UK’s financial support for fossil fuels ‘at odds with own climate commitments’

25 Jul 19

Between 2010 and 2017 60% - £4.6bn - of the UK’s support for energy in developing countries went towards fossil fuel sources, according to analysis by the Catholic Agency for Overseas Development. 

In total, the UK provided support for energy in developing countries with a total value of £7.8bn in the seven year period, according the report commissioned by the Overseas Development Institute. 

During this time the UK signed up to the 2015 Paris Agreement in which signatories commit to mitigating the effects of climate change by divesting in fossil fuels. 

Sarah Wykes, CAFOD lead climate analyst, said: “The UK wants to be a leader on climate change, so it’s shocking that UK aid money is still being spent on fossil fuels overseas. 

“At a time when we are reducing the UK’s own reliance on fossil fuels, why are we spending billions of pounds saddling poorer nations with outdated technologies that will cause more climate damage?” 

Spending on fossil fuels was more than three times above that spent on renewable energy (17%). 

CAFOD called on the secretary of state for international development to “immediately stop any aid money being spent on fossil fuels”. 

A government spokesperson said: “Since 2011 around the world, UK aid has provided 17 million people with improved access to clean energy.
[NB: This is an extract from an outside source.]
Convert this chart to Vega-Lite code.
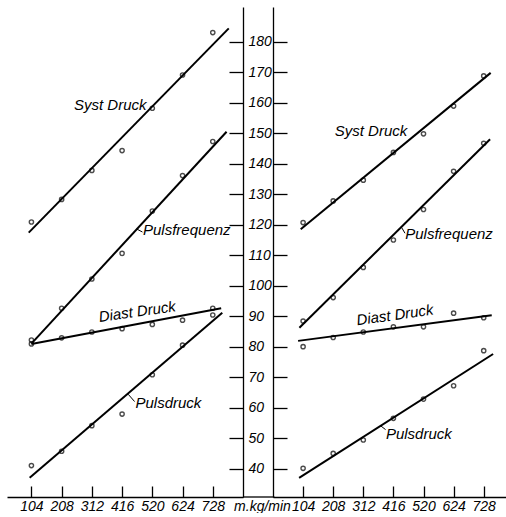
{
  "$schema": "https://vega.github.io/schema/vega-lite/v6.json",
  "background": "white",
  "padding": {"left": 7, "top": 7, "right": 0, "bottom": 0},
  "bounds": "flush",
  "spacing": 30,
  "resolve": {"scale": {"x": "independent", "y": "independent"}},
  "datasets": {
    "points": [
      {"panel": "L", "series": "Syst Druck", "x": 104, "y": 120.9},
      {"panel": "L", "series": "Syst Druck", "x": 208, "y": 128.3},
      {"panel": "L", "series": "Syst Druck", "x": 312, "y": 137.8},
      {"panel": "L", "series": "Syst Druck", "x": 416, "y": 144.3},
      {"panel": "L", "series": "Syst Druck", "x": 520, "y": 158.2},
      {"panel": "L", "series": "Syst Druck", "x": 624, "y": 169.1},
      {"panel": "L", "series": "Syst Druck", "x": 728, "y": 183.0},
      {"panel": "L", "series": "Pulsfrequenz", "x": 104, "y": 82.2},
      {"panel": "L", "series": "Pulsfrequenz", "x": 208, "y": 92.6},
      {"panel": "L", "series": "Pulsfrequenz", "x": 312, "y": 102.2},
      {"panel": "L", "series": "Pulsfrequenz", "x": 416, "y": 110.6},
      {"panel": "L", "series": "Pulsfrequenz", "x": 520, "y": 124.5},
      {"panel": "L", "series": "Pulsfrequenz", "x": 624, "y": 136.1},
      {"panel": "L", "series": "Pulsfrequenz", "x": 728, "y": 147.3},
      {"panel": "L", "series": "Diast Druck", "x": 104, "y": 80.9},
      {"panel": "L", "series": "Diast Druck", "x": 208, "y": 82.9},
      {"panel": "L", "series": "Diast Druck", "x": 312, "y": 84.8},
      {"panel": "L", "series": "Diast Druck", "x": 416, "y": 85.9},
      {"panel": "L", "series": "Diast Druck", "x": 520, "y": 87.3},
      {"panel": "L", "series": "Diast Druck", "x": 624, "y": 88.7},
      {"panel": "L", "series": "Diast Druck", "x": 728, "y": 92.6},
      {"panel": "L", "series": "Pulsdruck", "x": 104, "y": 41.0},
      {"panel": "L", "series": "Pulsdruck", "x": 208, "y": 45.7},
      {"panel": "L", "series": "Pulsdruck", "x": 312, "y": 54.1},
      {"panel": "L", "series": "Pulsdruck", "x": 416, "y": 57.9},
      {"panel": "L", "series": "Pulsdruck", "x": 520, "y": 70.8},
      {"panel": "L", "series": "Pulsdruck", "x": 624, "y": 80.5},
      {"panel": "L", "series": "Pulsdruck", "x": 728, "y": 90.4},
      {"panel": "R", "series": "Syst Druck", "x": 104, "y": 120.7},
      {"panel": "R", "series": "Syst Druck", "x": 208, "y": 127.8},
      {"panel": "R", "series": "Syst Druck", "x": 312, "y": 134.6},
      {"panel": "R", "series": "Syst Druck", "x": 416, "y": 143.7},
      {"panel": "R", "series": "Syst Druck", "x": 520, "y": 149.8},
      {"panel": "R", "series": "Syst Druck", "x": 624, "y": 158.9},
      {"panel": "R", "series": "Syst Druck", "x": 728, "y": 168.8},
      {"panel": "R", "series": "Pulsfrequenz", "x": 104, "y": 88.4},
      {"panel": "R", "series": "Pulsfrequenz", "x": 208, "y": 96.1},
      {"panel": "R", "series": "Pulsfrequenz", "x": 312, "y": 106.0},
      {"panel": "R", "series": "Pulsfrequenz", "x": 416, "y": 115.0},
      {"panel": "R", "series": "Pulsfrequenz", "x": 520, "y": 125.0},
      {"panel": "R", "series": "Pulsfrequenz", "x": 624, "y": 137.5},
      {"panel": "R", "series": "Pulsfrequenz", "x": 728, "y": 146.7},
      {"panel": "R", "series": "Diast Druck", "x": 104, "y": 80.0},
      {"panel": "R", "series": "Diast Druck", "x": 208, "y": 83.0},
      {"panel": "R", "series": "Diast Druck", "x": 312, "y": 84.8},
      {"panel": "R", "series": "Diast Druck", "x": 416, "y": 86.5},
      {"panel": "R", "series": "Diast Druck", "x": 520, "y": 86.5},
      {"panel": "R", "series": "Diast Druck", "x": 624, "y": 91.0},
      {"panel": "R", "series": "Diast Druck", "x": 728, "y": 89.5},
      {"panel": "R", "series": "Pulsdruck", "x": 104, "y": 40.1},
      {"panel": "R", "series": "Pulsdruck", "x": 208, "y": 45.0},
      {"panel": "R", "series": "Pulsdruck", "x": 312, "y": 49.4},
      {"panel": "R", "series": "Pulsdruck", "x": 416, "y": 56.5},
      {"panel": "R", "series": "Pulsdruck", "x": 520, "y": 62.8},
      {"panel": "R", "series": "Pulsdruck", "x": 624, "y": 67.2},
      {"panel": "R", "series": "Pulsdruck", "x": 728, "y": 78.7}
    ],
    "lines": [
      {"panel": "L", "series": "Syst Druck", "x": 94.7, "y": 117.4, "x2": 783, "y2": 184.4},
      {"panel": "L", "series": "Pulsfrequenz", "x": 104, "y": 81.0, "x2": 775.5, "y2": 150.5},
      {"panel": "L", "series": "Diast Druck", "x": 104, "y": 80.9, "x2": 757, "y2": 92.6},
      {"panel": "L", "series": "Pulsdruck", "x": 98, "y": 37.0, "x2": 760.7, "y2": 91.1},
      {"panel": "R", "series": "Syst Druck", "x": 95.7, "y": 118.5, "x2": 752, "y2": 169.8},
      {"panel": "R", "series": "Pulsfrequenz", "x": 91.2, "y": 86.2, "x2": 750, "y2": 148.0},
      {"panel": "R", "series": "Diast Druck", "x": 86.7, "y": 81.9, "x2": 755.7, "y2": 90.3},
      {"panel": "R", "series": "Pulsdruck", "x": 90.2, "y": 37.0, "x2": 760.5, "y2": 77.6}
    ],
    "leaders": [
      {"panel": "L", "x": 466, "y": 118.6, "x2": 486, "y2": 117.6},
      {"panel": "L", "x": 437, "y": 64.4, "x2": 459, "y2": 62.0},
      {"panel": "R", "x": 443, "y": 119.3, "x2": 456, "y2": 117.2},
      {"panel": "R", "x": 370, "y": 54.2, "x2": 389, "y2": 52.8}
    ],
    "labels": [
      {"panel": "L", "text": "Syst Druck", "x": 500, "y": 159.2},
      {"panel": "L", "text": "Pulsfrequenz", "x": 488, "y": 118.3},
      {"panel": "L", "text": "Diast Druck", "x": 468, "y": 91.5},
      {"panel": "L", "text": "Pulsdruck", "x": 462, "y": 61.4},
      {"panel": "R", "text": "Syst Druck", "x": 464, "y": 150.8},
      {"panel": "R", "text": "Pulsfrequenz", "x": 457, "y": 116.8},
      {"panel": "R", "text": "Diast Druck", "x": 421, "y": 90.4},
      {"panel": "R", "text": "Pulsdruck", "x": 390, "y": 51.5}
    ]
  },
  "hconcat": [
    {
      "width": 236,
      "height": 490,
      "layer": [
        {
          "data": {"name": "lines"},
          "transform": [{"filter": "datum.panel === 'L'"}],
          "mark": {"type": "rule", "color": "black", "strokeWidth": 2},
          "encoding": {
            "x": {"field": "x", "type": "quantitative", "scale": {"domain": [20, 832], "nice": false, "zero": false},
              "axis": {"values": [104, 208, 312, 416, 520, 624, 728], "tickCount": 30, "labelOverlap": false, "title": "m.kg/min", "titleX": 255, "titleY": 13, "titleAlign": "center", "titleAnchor": null, "titleBaseline": "alphabetic", "titleAngle": 0,
                "tickSize": -11, "labelPadding": 13, "grid": false}},
            "y": {"field": "y", "type": "quantitative", "scale": {"domain": [30.7, 191.4], "nice": false, "zero": false},
              "axis": {"orient": "right", "values": [40, 50, 60, 70, 80, 90, 100, 110, 120, 130, 140, 150, 160, 170, 180], "tickCount": 30, "labelOverlap": false, "title": null, "tickSize": -14, "labelPadding": 19, "labelAlign": "left", "grid": false}},
            "x2": {"field": "x2"},
            "y2": {"field": "y2"}
          }
        },
        {
          "data": {"name": "leaders"},
          "transform": [{"filter": "datum.panel === 'L'"}],
          "mark": {"type": "rule", "color": "black", "strokeWidth": 1},
          "encoding": {
            "x": {"field": "x", "type": "quantitative"},
            "y": {"field": "y", "type": "quantitative"},
            "x2": {"field": "x2"},
            "y2": {"field": "y2"}
          }
        },
        {
          "data": {"values": [{"a": 1}]},
          "mark": {"type": "rule", "color": "black", "strokeWidth": 1.3},
          "encoding": {
            "x": {"datum": 832, "type": "quantitative"},
            "x2": {"datum": 940},
            "y": {"datum": 30.7, "type": "quantitative"}
          }
        },
        {
          "data": {"name": "points"},
          "transform": [{"filter": "datum.panel === 'L'"}],
          "mark": {"type": "point", "shape": "circle", "filled": false, "color": "black", "size": 18, "strokeWidth": 1.4},
          "encoding": {
            "x": {"field": "x", "type": "quantitative"},
            "y": {"field": "y", "type": "quantitative"}
          }
        },
        {
          "data": {"name": "labels"},
          "transform": [{"filter": "datum.panel === 'L' && datum.text === 'Syst Druck'"}],
          "mark": {"type": "text", "align": "right", "baseline": "middle", "fontSize": 15, "fontStyle": "italic", "font": "Liberation Sans"},
          "encoding": {
            "x": {"field": "x", "type": "quantitative"},
            "y": {"field": "y", "type": "quantitative"},
            "text": {"field": "text"}
          }
        },
        {
          "data": {"name": "labels"},
          "transform": [{"filter": "datum.panel === 'L' && (datum.text === 'Pulsfrequenz' || datum.text === 'Pulsdruck')"}],
          "mark": {"type": "text", "align": "left", "baseline": "middle", "fontSize": 15, "fontStyle": "italic", "font": "Liberation Sans"},
          "encoding": {
            "x": {"field": "x", "type": "quantitative"},
            "y": {"field": "y", "type": "quantitative"},
            "text": {"field": "text"}
          }
        },
        {
          "data": {"name": "labels"},
          "transform": [{"filter": "datum.panel === 'L' && datum.text === 'Diast Druck'"}],
          "mark": {"type": "text", "align": "center", "baseline": "middle", "angle": 352, "fontSize": 15, "fontStyle": "italic", "font": "Liberation Sans"},
          "encoding": {
            "x": {"field": "x", "type": "quantitative"},
            "y": {"field": "y", "type": "quantitative"},
            "text": {"field": "text"}
          }
        }
      ]
    },
    {
      "width": 233,
      "height": 490,
      "layer": [
        {
          "data": {"name": "lines"},
          "transform": [{"filter": "datum.panel === 'R'"}],
          "mark": {"type": "rule", "color": "black", "strokeWidth": 2},
          "encoding": {
            "x": {"field": "x", "type": "quantitative", "scale": {"domain": [0, 805], "nice": false, "zero": false},
              "axis": {"values": [104, 208, 312, 416, 520, 624, 728], "tickCount": 30, "labelOverlap": false, "title": null, "tickSize": -11, "labelPadding": 13, "grid": false}},
            "y": {"field": "y", "type": "quantitative", "scale": {"domain": [30.7, 191.4], "nice": false, "zero": false},
              "axis": {"orient": "left", "values": [40, 50, 60, 70, 80, 90, 100, 110, 120, 130, 140, 150, 160, 170, 180], "tickCount": 30, "title": null, "tickSize": -14, "labels": false, "grid": false}},
            "x2": {"field": "x2"},
            "y2": {"field": "y2"}
          }
        },
        {
          "data": {"name": "leaders"},
          "transform": [{"filter": "datum.panel === 'R'"}],
          "mark": {"type": "rule", "color": "black", "strokeWidth": 1},
          "encoding": {
            "x": {"field": "x", "type": "quantitative"},
            "y": {"field": "y", "type": "quantitative"},
            "x2": {"field": "x2"},
            "y2": {"field": "y2"}
          }
        },
        {
          "data": {"name": "points"},
          "transform": [{"filter": "datum.panel === 'R'"}],
          "mark": {"type": "point", "shape": "circle", "filled": false, "color": "black", "size": 18, "strokeWidth": 1.4},
          "encoding": {
            "x": {"field": "x", "type": "quantitative"},
            "y": {"field": "y", "type": "quantitative"}
          }
        },
        {
          "data": {"name": "labels"},
          "transform": [{"filter": "datum.panel === 'R' && datum.text === 'Syst Druck'"}],
          "mark": {"type": "text", "align": "right", "baseline": "middle", "fontSize": 15, "fontStyle": "italic", "font": "Liberation Sans"},
          "encoding": {
            "x": {"field": "x", "type": "quantitative"},
            "y": {"field": "y", "type": "quantitative"},
            "text": {"field": "text"}
          }
        },
        {
          "data": {"name": "labels"},
          "transform": [{"filter": "datum.panel === 'R' && (datum.text === 'Pulsfrequenz' || datum.text === 'Pulsdruck')"}],
          "mark": {"type": "text", "align": "left", "baseline": "middle", "fontSize": 15, "fontStyle": "italic", "font": "Liberation Sans"},
          "encoding": {
            "x": {"field": "x", "type": "quantitative"},
            "y": {"field": "y", "type": "quantitative"},
            "text": {"field": "text"}
          }
        },
        {
          "data": {"name": "labels"},
          "transform": [{"filter": "datum.panel === 'R' && datum.text === 'Diast Druck'"}],
          "mark": {"type": "text", "align": "center", "baseline": "middle", "angle": 352, "fontSize": 15, "fontStyle": "italic", "font": "Liberation Sans"},
          "encoding": {
            "x": {"field": "x", "type": "quantitative"},
            "y": {"field": "y", "type": "quantitative"},
            "text": {"field": "text"}
          }
        }
      ]
    }
  ],
  "config": {
    "view": {"stroke": null},
    "axis": {
      "domainColor": "black",
      "domainWidth": 1.3,
      "tickColor": "black",
      "tickWidth": 1.3,
      "labelColor": "black",
      "labelFont": "Liberation Sans",
      "labelFontStyle": "italic",
      "labelFontSize": 14,
      "titleColor": "black",
      "titleFont": "Liberation Sans",
      "titleFontStyle": "italic",
      "titleFontWeight": "normal",
      "titleFontSize": 14
    },
    "axisX": {"labelBaseline": "top", "labelFlush": false},
    "axisY": {"labelBaseline": "middle"}
  }
}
The UK has committed to net zero emissions by 2050.

“However we need to do more if we are going to meet the goals of the Paris Agreement on climate. As the prime minister announced at the G20 last month, in future we will look for the greenest way to deliver UK aid.

“Developing countries will be hardest hit by climate change. We cannot eradicate poverty without also protecting the environment.”